The economic environment was very difficult for all areas of the UK economy in 2009. The lack of confidence and liquidity in the banking sector will continue into 2010 despite a number of key indicators confirming the worst of the recession is over.
The impact of the aftermath of the recession and the resultant losses is that the banking community is trying to repair its balance sheets. As a result, there remains a shortage of funds for all customers, irrespective of their quality and strength of covenant. In addition, a number of banks have withdrawn from segments of the leasing market and are concentrating on cross-selling a variety of products to their core customers.
The cost of capital has increased significantly over the past 12 months, and banks are clearly focused on achieving a higher level of return for their scarce capital. The clear objective is to ensure the return is commensurate with the risk.

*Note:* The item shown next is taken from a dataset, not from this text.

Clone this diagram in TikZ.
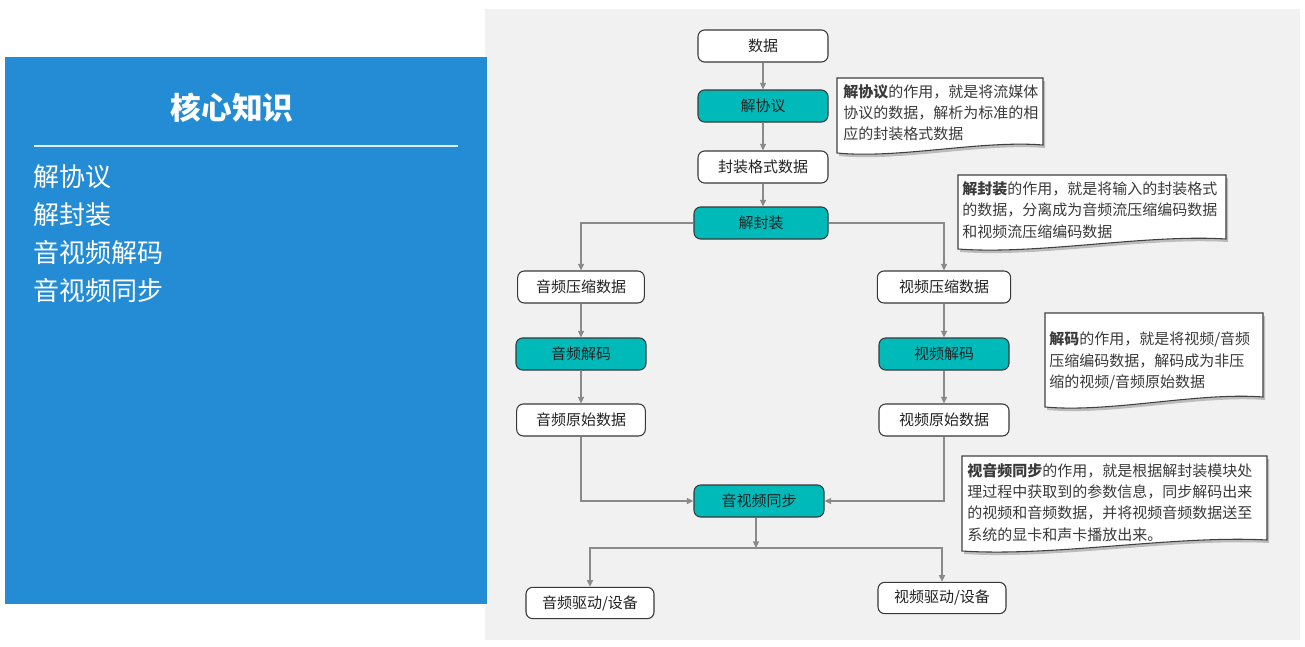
\documentclass[tikz,border=0pt]{standalone}
\usepackage{fontspec}
\setmainfont{Noto Sans CJK SC}
\usetikzlibrary{arrows.meta}
\definecolor{bluepanel}{HTML}{238CD5}
\definecolor{bggray}{HTML}{F1F1F1}
\definecolor{tealfill}{HTML}{00BABA}
\definecolor{linegray}{HTML}{8A8A8A}
\definecolor{txt}{HTML}{222222}
\definecolor{notetxt}{HTML}{3A3A3A}
\newcommand\docbox[5]{%
  \fill[black,opacity=0.22,shift={(2,3)}] (#1,#2) -- (#3,#2) -- (#3,#4)
    .. controls ({#3-0.3*(#3-#1)},{#4-5}) and ({#1+0.3*(#3-#1)},{#5+6}) .. (#1,#5) -- cycle;
  \filldraw[fill=white,draw=black!75,line width=0.8pt] (#1,#2) -- (#3,#2) -- (#3,#4)
    .. controls ({#3-0.3*(#3-#1)},{#4-5}) and ({#1+0.3*(#3-#1)},{#5+6}) .. (#1,#5) -- cycle;
}
\begin{document}
\begin{tikzpicture}[x=0.75pt,y=-0.75pt,
  box/.style={draw=black!78,line width=0.8pt,rounded corners=5pt,fill=white,
    minimum width=97.5pt,minimum height=24pt,inner sep=0pt,text=txt,
    font=\fontsize{11.25}{13}\selectfont},
  tbox/.style={box,fill=tealfill},
  conn/.style={draw=linegray,line width=1pt,-{Triangle[length=5pt,width=4.5pt]}},
  note/.style={anchor=west,align=left,inner sep=0pt,text=notetxt,
    font=\fontsize{11.25}{15.9}\selectfont},
  item/.style={anchor=west,inner sep=0pt,text=white,font=\fontsize{19.5}{22}\selectfont}]
\useasboundingbox (0,0) rectangle (1305,646);
\fill[white] (0,0) rectangle (1305,646);
% gray area
\fill[bggray] (485,9) rectangle (1300,640);
% left panel
\fill[bluepanel] (5,57) rectangle (487,604);
\node[inner sep=0pt,text=white,font=\fontsize{23}{26}\selectfont\bfseries] (title) at (232,108) {核心知识};
\draw[white!85!bluepanel,line width=0.8pt] (34,146) -- (458,146);
\node[item] (i1) at (33,177) {解协议};
\node[item] (i2) at (33,215) {解封装};
\node[item] (i3) at (33,253) {音视频解码};
\node[item] (i4) at (33,291) {音视频同步};
% nodes
\node[box] (data) at (763,46) {数据};
\node[tbox] (jxy) at (763,106) {解协议};
\node[box] (fz) at (763,167) {封装格式数据};
\node[tbox,minimum width=100.5pt] (jfz) at (761,223) {解封装};
\node[box,minimum width=95pt] (ays) at (581,287) {音频压缩数据};
\node[tbox] (ajm) at (581,354) {音频解码};
\node[box,minimum width=96.5pt] (araw) at (581,420) {音频原始数据};
\node[box,minimum width=100pt] (vys) at (944,287) {视频压缩数据};
\node[tbox] (vjm) at (944,354) {视频解码};
\node[box] (vraw) at (944,420) {视频原始数据};
\node[tbox] (sync) at (759,501) {音视频同步};
\node[box,minimum width=96pt,minimum height=23.5pt] (adev) at (590,603) {音频驱动/设备};
\node[box,minimum width=96pt,minimum height=23.5pt] (vdev) at (942,598) {视频驱动/设备};
% connectors
\draw[conn] (data) -- (jxy);
\draw[conn] (jxy) -- (fz);
\draw[conn] (fz.south) -- (fz.south |- jfz.north);
\draw[conn] (jfz.west) -| (ays.north);
\draw[conn] (jfz.east) -| (vys.north);
\draw[conn] (ays) -- (ajm);
\draw[conn] (ajm) -- (araw);
\draw[conn] (vys) -- (vjm);
\draw[conn] (vjm) -- (vraw);
\draw[conn] (araw.south) |- (sync.west);
\draw[conn] (vraw.south) |- (sync.east);
\coordinate (br) at (756,548);
\draw[conn] (sync.south -| br) -- (br);
\draw[conn] (br) -| (adev.north);
\draw[conn] (br) -| (vdev.north);
% notes
\docbox{837}{78}{1043}{145}{153}
\node[note] (n1) at (843,113) {{\bfseries 解协议}的作用，就是将流媒体\\协议的数据，解析为标准的相\\应的封装格式数据};
\docbox{958}{175}{1226}{239}{249}
\node[note] (n2) at (962,210) {{\bfseries 解封装}的作用，就是将输入的封装格式\\的数据，分离成为音频流压缩编码数据\\和视频流压缩编码数据};
\docbox{1045}{313}{1263}{397}{407}
\node[note] (n3) at (1049,361) {{\bfseries 解码}的作用，就是将视频/音频\\压缩编码数据，解码成为非压\\缩的视频/音频原始数据};
\docbox{962}{456}{1267}{540}{551}
\node[note] (n4) at (967,502.5) {{\bfseries 视音频同步}的作用，就是根据解封装模块处\\理过程中获取到的参数信息，同步解码出来\\的视频和音频数据，并将视频音频数据送至\\系统的显卡和声卡播放出来。};
\end{tikzpicture}
\end{document}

The volume-driven pricing, which was evident prior to the recession, is unlikely to return in the medium-term. However, we are aware of examples over the past 12 months where certain customers have experienced three- to four-fold increases in margins. More recently there is evidence that the banks are marginally relaxing their pricing.

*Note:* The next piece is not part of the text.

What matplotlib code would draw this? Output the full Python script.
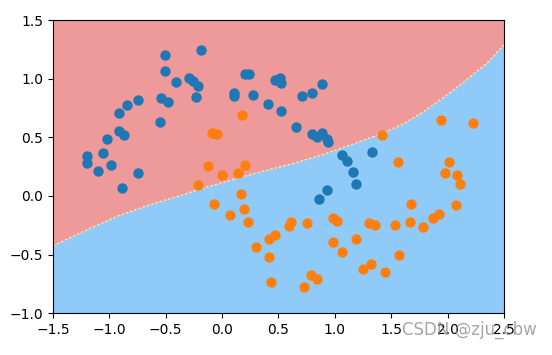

There is also a positive aspect to the current economic environment in that a number of companies consider there are real opportunities to grow their business, and we are engaged in identifying portfolio and company acquisition targets in a number of sectors.

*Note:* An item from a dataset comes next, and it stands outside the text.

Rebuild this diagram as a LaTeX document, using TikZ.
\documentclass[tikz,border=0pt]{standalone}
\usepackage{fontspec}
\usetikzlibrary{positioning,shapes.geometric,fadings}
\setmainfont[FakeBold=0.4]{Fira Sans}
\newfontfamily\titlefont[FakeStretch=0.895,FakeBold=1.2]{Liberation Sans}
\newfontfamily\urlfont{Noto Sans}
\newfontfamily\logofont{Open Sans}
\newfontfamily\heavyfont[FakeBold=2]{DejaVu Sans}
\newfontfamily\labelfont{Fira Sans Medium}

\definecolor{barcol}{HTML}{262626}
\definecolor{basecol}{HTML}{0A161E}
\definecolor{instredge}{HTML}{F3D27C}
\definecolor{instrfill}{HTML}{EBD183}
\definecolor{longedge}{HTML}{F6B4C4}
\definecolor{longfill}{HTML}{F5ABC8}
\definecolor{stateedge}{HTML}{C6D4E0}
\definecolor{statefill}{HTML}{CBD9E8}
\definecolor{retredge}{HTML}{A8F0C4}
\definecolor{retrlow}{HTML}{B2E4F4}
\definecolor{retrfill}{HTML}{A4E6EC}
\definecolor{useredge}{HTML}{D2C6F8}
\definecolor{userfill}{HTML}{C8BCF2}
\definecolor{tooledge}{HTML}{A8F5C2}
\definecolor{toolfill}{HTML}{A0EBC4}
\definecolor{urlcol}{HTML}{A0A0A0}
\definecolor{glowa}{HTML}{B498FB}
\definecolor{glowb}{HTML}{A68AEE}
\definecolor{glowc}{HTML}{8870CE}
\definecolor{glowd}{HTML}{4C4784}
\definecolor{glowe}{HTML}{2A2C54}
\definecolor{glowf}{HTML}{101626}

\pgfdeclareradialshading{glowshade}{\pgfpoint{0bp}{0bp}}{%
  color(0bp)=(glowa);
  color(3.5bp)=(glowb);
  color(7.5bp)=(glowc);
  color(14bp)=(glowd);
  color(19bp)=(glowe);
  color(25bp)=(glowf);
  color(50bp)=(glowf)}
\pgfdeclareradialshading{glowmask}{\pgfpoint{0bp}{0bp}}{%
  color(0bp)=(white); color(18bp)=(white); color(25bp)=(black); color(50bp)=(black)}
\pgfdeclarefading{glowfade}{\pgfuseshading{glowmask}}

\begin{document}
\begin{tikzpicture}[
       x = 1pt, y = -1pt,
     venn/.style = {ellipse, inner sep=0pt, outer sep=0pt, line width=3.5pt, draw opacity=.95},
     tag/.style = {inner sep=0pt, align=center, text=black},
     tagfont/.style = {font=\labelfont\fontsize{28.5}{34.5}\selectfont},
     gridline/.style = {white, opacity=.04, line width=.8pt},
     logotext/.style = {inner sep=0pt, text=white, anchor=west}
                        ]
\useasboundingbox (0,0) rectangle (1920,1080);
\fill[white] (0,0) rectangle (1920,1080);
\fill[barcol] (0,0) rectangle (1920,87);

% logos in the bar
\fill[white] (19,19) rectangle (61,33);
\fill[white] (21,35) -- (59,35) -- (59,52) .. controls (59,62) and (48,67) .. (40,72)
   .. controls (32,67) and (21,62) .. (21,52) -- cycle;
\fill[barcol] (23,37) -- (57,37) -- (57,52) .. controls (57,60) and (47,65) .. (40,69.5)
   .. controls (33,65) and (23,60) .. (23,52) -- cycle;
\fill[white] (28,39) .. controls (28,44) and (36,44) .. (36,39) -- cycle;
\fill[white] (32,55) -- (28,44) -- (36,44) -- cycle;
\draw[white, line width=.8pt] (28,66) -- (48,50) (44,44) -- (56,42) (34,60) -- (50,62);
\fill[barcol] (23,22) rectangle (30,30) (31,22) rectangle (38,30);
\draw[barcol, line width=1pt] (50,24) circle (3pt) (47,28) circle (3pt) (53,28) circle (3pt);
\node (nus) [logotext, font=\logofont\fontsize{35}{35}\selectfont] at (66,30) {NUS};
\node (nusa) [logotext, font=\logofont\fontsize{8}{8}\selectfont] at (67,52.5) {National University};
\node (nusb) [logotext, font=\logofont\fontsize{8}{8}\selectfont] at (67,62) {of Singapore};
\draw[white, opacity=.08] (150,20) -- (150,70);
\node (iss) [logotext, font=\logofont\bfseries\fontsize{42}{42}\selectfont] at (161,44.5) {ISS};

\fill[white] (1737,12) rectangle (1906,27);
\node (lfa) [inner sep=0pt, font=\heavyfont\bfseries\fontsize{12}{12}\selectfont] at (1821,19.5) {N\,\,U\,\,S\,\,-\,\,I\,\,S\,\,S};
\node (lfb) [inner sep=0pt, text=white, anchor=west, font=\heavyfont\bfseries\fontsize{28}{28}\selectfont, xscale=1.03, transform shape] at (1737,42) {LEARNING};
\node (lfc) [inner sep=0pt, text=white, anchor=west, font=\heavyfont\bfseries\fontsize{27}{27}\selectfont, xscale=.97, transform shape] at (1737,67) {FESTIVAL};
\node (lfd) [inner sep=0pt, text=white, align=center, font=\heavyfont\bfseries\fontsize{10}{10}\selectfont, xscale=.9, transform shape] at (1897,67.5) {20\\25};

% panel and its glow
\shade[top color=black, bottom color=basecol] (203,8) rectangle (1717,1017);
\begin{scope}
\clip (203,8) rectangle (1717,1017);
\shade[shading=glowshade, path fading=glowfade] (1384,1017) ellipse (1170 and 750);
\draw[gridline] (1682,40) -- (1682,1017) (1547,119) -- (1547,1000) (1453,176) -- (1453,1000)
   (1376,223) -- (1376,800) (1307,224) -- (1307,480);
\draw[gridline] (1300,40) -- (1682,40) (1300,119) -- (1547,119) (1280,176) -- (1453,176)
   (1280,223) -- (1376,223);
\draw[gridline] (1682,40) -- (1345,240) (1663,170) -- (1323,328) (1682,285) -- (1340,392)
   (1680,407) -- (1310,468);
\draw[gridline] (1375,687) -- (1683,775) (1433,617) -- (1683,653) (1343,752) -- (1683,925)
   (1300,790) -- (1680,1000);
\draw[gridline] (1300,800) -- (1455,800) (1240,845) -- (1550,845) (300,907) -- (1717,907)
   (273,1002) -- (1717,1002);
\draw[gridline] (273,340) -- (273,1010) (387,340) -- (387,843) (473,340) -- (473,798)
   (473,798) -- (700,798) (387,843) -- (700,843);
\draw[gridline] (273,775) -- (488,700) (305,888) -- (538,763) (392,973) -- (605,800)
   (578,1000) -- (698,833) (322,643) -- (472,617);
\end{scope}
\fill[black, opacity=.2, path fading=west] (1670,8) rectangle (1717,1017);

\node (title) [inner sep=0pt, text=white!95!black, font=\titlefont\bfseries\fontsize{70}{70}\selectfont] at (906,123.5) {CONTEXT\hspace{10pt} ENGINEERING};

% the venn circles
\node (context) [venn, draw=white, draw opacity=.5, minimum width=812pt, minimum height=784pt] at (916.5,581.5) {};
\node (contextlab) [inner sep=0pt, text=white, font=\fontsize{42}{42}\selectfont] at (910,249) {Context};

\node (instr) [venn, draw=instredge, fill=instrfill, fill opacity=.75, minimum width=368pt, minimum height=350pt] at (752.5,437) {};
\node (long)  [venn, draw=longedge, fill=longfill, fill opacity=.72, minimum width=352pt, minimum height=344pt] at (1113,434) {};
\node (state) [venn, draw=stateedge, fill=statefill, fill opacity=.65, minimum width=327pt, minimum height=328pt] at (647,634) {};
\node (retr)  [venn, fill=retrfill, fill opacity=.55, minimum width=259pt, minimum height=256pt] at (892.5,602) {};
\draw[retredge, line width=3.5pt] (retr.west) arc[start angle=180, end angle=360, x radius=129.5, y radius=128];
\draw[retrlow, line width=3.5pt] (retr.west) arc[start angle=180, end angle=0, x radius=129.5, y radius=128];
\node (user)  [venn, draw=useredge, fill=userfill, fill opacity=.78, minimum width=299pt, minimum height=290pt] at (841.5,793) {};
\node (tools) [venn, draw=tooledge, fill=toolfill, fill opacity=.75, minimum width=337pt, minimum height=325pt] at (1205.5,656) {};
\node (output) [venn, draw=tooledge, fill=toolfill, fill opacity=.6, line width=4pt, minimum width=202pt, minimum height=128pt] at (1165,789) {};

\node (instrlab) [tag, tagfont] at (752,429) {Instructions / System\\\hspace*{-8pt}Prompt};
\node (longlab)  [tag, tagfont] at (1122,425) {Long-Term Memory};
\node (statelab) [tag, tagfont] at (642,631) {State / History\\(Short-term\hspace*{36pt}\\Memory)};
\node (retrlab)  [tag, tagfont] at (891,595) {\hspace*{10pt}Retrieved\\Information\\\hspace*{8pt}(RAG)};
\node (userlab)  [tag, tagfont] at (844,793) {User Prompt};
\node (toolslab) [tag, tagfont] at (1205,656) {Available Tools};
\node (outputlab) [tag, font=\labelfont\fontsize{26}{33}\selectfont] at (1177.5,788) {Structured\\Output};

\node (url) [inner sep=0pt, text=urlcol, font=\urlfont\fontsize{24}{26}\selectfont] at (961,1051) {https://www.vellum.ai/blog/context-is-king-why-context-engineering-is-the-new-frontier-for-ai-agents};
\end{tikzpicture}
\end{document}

Last year was a particularly difficult year for the vehicle sector, with the dramatic fall in second-hand vehicle prices of over 25 percent.
However, the market has improved in the second half of 2009 due to a shortage of second-hand vehicles and pent-up demand where customers were deferring changing their vehicles during the worst of the recession.
If the shortage of liquidity eases and customer demand returns, the vehicle sector should enjoy a more profitable 2010. We expect continued distress in 2010 for the rental sector, for all asset types including vehicles. Meanwhile, the large-ticket leasing market was almost nonexistent in 2009.
The consumer sector has resulted in a wide variety of engagements in the past year, and we see further opportunities in this market segment in 2010. Some of our clients are considering ways to improve their profitability and outsourcing of certain services such as cash collections or portfolio administration. As the economy comes out of recession, companies will be better placed to grow their business without a corresponding increase in their cost base.
The coming year will bring further challenges to the leasing sector with the proposed changes to the balance sheet treatment of leases.
There is a lot of uncertainty and discussion taking place and this will continue throughout the year. We hope there is clarification and a clear way forward before the target implementation in 2011.